▸ WHAT TO DO: Reproduce exactly the lines below, from the first one through the line containing "import * as", and omit any pictures.

=== ENTRIES SUPPLIED ===

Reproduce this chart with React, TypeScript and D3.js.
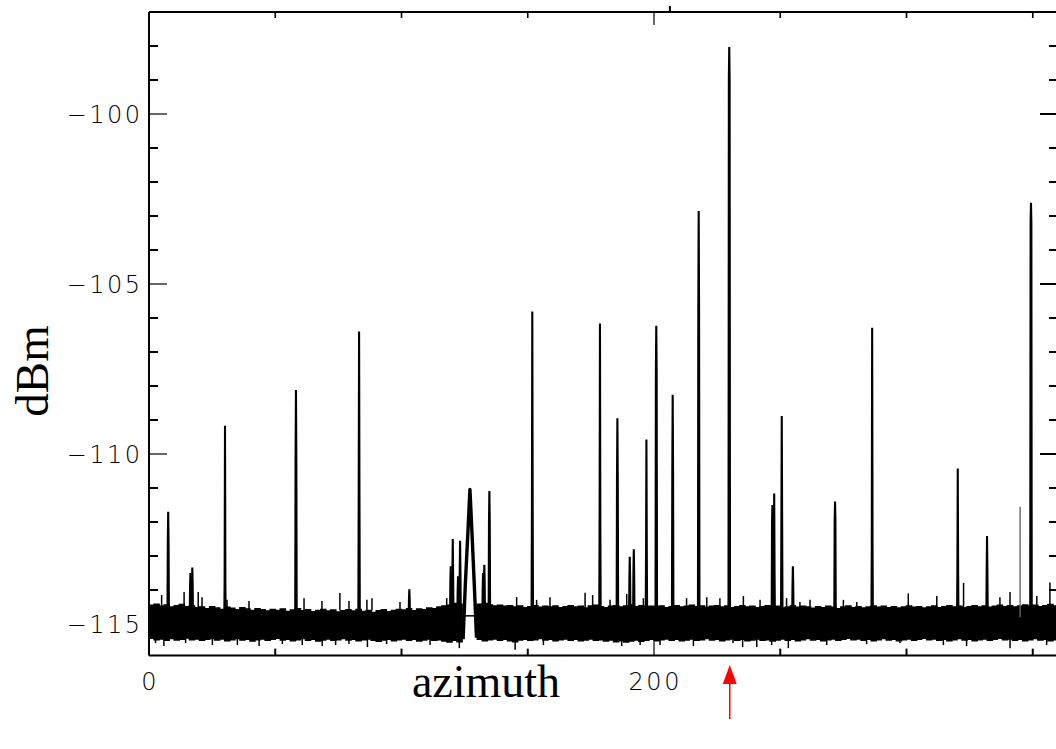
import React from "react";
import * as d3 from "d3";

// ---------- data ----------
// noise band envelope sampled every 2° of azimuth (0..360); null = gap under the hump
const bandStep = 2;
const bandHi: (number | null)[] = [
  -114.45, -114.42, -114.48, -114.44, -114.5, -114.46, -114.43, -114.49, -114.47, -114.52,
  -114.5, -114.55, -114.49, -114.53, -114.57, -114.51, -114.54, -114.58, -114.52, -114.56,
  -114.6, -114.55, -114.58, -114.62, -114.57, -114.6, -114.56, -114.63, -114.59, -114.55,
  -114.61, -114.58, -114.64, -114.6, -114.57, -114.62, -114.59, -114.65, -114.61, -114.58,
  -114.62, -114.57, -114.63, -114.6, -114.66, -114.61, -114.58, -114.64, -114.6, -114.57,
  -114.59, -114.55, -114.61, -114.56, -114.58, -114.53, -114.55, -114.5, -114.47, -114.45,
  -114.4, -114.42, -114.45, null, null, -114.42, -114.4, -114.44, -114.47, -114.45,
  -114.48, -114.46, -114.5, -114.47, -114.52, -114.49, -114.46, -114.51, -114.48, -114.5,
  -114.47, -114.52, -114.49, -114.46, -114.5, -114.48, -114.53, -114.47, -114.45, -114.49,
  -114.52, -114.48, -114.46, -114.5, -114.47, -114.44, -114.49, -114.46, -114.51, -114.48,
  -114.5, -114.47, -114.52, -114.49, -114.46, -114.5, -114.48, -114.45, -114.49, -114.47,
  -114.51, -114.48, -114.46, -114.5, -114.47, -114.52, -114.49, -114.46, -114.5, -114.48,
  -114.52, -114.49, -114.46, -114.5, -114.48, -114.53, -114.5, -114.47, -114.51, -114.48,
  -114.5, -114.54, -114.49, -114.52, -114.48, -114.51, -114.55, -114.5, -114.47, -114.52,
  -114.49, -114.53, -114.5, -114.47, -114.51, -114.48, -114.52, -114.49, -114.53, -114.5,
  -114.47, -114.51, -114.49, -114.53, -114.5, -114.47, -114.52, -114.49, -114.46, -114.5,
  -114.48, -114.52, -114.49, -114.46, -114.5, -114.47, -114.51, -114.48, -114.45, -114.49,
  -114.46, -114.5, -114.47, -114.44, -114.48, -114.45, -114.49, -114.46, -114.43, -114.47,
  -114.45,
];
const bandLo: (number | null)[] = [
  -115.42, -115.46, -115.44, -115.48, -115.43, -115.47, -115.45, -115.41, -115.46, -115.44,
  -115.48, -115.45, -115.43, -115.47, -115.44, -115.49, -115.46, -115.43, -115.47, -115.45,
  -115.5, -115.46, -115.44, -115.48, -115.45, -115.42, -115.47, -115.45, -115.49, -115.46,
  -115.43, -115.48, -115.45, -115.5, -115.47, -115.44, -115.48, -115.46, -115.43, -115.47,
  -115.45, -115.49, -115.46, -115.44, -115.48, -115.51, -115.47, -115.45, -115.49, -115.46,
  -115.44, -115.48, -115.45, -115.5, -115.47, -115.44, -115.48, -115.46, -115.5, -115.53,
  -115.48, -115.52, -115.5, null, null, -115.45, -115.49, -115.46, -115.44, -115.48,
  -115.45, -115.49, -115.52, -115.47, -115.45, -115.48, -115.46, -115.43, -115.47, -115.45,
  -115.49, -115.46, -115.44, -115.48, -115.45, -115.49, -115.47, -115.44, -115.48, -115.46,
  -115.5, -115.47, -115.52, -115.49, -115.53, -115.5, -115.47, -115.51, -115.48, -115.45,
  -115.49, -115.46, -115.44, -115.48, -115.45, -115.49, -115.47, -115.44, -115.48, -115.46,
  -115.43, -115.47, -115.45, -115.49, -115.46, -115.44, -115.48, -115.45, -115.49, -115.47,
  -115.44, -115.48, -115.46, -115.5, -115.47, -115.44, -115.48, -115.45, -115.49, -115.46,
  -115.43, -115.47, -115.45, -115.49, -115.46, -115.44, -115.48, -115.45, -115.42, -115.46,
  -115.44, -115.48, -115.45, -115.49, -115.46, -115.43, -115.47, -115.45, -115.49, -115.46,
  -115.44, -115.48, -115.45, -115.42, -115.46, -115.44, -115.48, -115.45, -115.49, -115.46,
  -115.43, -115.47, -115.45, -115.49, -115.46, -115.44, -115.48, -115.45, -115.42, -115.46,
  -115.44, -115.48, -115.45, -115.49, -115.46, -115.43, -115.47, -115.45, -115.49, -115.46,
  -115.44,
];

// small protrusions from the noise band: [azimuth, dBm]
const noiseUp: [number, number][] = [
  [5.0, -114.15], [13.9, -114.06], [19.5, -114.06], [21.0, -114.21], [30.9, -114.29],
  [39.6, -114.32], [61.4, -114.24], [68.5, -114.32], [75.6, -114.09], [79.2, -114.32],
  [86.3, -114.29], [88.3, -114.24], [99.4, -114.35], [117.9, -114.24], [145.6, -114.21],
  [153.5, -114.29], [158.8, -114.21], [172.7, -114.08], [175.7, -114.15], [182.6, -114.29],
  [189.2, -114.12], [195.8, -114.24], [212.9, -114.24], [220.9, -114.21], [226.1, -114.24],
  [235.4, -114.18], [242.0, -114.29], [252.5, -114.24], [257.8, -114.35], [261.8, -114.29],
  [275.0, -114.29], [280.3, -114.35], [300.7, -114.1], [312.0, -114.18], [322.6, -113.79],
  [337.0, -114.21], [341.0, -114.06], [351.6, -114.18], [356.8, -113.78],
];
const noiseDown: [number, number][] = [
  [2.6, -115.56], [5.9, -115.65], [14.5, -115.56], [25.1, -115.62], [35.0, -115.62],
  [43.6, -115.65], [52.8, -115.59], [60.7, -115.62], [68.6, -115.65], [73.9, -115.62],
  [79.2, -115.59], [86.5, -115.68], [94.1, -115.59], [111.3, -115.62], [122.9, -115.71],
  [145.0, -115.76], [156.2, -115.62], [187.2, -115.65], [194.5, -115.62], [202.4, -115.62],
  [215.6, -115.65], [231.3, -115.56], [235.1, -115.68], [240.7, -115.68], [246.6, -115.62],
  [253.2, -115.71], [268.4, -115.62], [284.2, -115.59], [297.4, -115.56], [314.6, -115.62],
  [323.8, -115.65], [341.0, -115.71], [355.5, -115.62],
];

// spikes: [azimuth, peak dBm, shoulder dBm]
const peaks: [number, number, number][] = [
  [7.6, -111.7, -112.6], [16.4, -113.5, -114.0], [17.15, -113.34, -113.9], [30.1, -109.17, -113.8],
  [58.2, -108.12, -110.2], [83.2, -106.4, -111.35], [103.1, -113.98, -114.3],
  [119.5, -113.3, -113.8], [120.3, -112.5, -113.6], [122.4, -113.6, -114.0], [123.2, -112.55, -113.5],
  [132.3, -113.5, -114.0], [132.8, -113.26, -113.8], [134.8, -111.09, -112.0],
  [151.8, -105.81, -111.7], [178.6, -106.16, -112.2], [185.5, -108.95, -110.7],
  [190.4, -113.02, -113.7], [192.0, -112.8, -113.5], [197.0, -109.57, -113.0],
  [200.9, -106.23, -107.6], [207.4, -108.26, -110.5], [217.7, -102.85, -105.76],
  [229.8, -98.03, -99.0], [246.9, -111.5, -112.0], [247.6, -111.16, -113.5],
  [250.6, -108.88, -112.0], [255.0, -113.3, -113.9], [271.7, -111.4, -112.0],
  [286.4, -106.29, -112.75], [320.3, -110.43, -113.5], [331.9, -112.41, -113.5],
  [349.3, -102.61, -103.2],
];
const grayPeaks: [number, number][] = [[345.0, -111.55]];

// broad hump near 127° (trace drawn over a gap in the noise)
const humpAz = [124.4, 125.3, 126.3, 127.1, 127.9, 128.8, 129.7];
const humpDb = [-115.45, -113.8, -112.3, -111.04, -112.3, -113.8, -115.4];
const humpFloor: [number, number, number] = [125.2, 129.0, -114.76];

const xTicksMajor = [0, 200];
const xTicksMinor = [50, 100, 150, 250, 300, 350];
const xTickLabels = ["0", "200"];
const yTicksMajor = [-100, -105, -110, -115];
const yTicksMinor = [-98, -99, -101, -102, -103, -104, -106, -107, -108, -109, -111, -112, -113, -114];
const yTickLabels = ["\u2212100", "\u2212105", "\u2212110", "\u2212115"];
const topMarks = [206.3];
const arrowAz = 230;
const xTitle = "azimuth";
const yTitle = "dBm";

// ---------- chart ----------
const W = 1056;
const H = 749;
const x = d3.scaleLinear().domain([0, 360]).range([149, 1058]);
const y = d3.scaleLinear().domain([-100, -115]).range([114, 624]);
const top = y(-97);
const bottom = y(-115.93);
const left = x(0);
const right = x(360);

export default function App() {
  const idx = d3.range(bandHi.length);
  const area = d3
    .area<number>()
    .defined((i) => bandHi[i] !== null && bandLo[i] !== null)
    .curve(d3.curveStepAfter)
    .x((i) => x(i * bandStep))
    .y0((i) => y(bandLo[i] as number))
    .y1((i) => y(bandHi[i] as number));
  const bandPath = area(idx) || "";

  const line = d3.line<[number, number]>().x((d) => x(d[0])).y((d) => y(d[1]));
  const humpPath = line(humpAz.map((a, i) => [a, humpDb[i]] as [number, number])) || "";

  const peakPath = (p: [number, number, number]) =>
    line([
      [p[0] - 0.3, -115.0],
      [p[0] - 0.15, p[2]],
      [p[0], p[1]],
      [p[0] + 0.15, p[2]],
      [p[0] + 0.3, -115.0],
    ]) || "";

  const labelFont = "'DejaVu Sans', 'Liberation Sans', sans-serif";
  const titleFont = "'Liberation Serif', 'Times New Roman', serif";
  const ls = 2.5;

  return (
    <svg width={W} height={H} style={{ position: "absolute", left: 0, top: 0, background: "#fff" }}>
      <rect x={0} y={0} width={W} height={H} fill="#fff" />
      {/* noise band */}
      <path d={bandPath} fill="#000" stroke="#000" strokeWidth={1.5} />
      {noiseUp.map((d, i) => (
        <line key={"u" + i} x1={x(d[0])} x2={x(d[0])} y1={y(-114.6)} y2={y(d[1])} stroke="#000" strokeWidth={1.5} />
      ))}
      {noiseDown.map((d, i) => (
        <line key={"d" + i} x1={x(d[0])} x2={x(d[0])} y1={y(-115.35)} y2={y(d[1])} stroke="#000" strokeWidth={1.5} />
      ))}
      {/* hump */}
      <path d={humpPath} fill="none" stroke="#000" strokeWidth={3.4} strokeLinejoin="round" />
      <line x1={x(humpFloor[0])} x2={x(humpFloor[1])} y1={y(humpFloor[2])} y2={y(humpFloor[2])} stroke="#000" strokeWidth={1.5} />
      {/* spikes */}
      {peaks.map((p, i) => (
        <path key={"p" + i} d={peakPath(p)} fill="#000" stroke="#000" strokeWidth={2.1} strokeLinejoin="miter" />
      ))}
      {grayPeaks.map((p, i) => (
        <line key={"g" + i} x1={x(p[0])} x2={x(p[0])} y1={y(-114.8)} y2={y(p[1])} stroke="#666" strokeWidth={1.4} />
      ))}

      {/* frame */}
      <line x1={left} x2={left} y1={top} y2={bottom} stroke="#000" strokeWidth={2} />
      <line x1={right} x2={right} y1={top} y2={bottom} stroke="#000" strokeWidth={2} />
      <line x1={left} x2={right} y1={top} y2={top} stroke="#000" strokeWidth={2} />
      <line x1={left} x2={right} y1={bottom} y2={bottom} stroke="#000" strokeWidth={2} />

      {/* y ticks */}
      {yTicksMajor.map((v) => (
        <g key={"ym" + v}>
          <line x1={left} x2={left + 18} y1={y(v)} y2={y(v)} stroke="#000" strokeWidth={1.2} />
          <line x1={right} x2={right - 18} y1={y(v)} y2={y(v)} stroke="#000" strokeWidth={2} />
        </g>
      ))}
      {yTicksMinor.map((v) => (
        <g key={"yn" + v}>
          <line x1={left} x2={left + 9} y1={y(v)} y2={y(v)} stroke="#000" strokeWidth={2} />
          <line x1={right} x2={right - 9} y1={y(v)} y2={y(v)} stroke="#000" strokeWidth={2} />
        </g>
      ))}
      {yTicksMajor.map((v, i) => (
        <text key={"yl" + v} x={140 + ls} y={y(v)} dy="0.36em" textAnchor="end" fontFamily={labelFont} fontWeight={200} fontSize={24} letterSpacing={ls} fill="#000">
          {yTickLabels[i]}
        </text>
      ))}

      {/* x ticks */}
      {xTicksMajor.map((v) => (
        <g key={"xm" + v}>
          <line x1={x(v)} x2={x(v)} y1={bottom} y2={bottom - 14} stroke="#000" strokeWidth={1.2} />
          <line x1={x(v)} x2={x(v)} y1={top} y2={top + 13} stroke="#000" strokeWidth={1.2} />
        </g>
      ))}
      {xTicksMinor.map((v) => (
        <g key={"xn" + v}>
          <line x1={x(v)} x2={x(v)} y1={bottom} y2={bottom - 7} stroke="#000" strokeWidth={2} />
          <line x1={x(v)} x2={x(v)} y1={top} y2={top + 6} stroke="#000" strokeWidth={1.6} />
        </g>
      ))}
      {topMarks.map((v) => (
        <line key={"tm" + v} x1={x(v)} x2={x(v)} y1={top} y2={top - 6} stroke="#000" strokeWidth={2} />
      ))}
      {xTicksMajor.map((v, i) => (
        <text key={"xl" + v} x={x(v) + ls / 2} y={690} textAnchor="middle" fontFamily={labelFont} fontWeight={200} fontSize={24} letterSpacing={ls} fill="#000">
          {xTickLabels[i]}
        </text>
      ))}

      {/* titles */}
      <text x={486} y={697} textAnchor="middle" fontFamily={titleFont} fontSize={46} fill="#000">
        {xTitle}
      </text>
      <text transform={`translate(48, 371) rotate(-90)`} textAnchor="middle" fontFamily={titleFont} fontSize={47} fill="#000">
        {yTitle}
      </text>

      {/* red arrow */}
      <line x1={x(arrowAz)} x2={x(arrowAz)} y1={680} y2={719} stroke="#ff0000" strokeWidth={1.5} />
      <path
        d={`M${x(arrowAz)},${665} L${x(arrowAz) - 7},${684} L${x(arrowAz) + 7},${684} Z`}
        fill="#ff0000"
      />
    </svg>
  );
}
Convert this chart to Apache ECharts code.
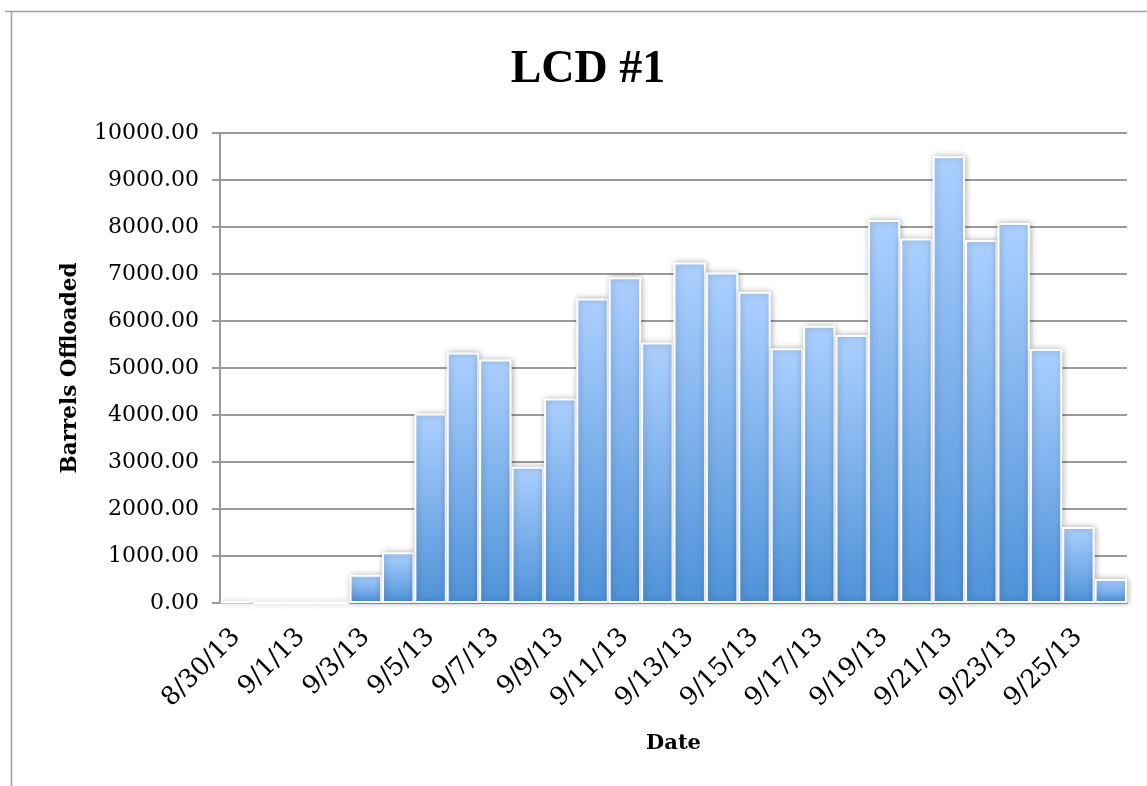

===

▸ RESULT OF THE EXERCISE:
Reproduce this chart with React, TypeScript and D3.js.
import React from "react";
import * as d3 from "d3";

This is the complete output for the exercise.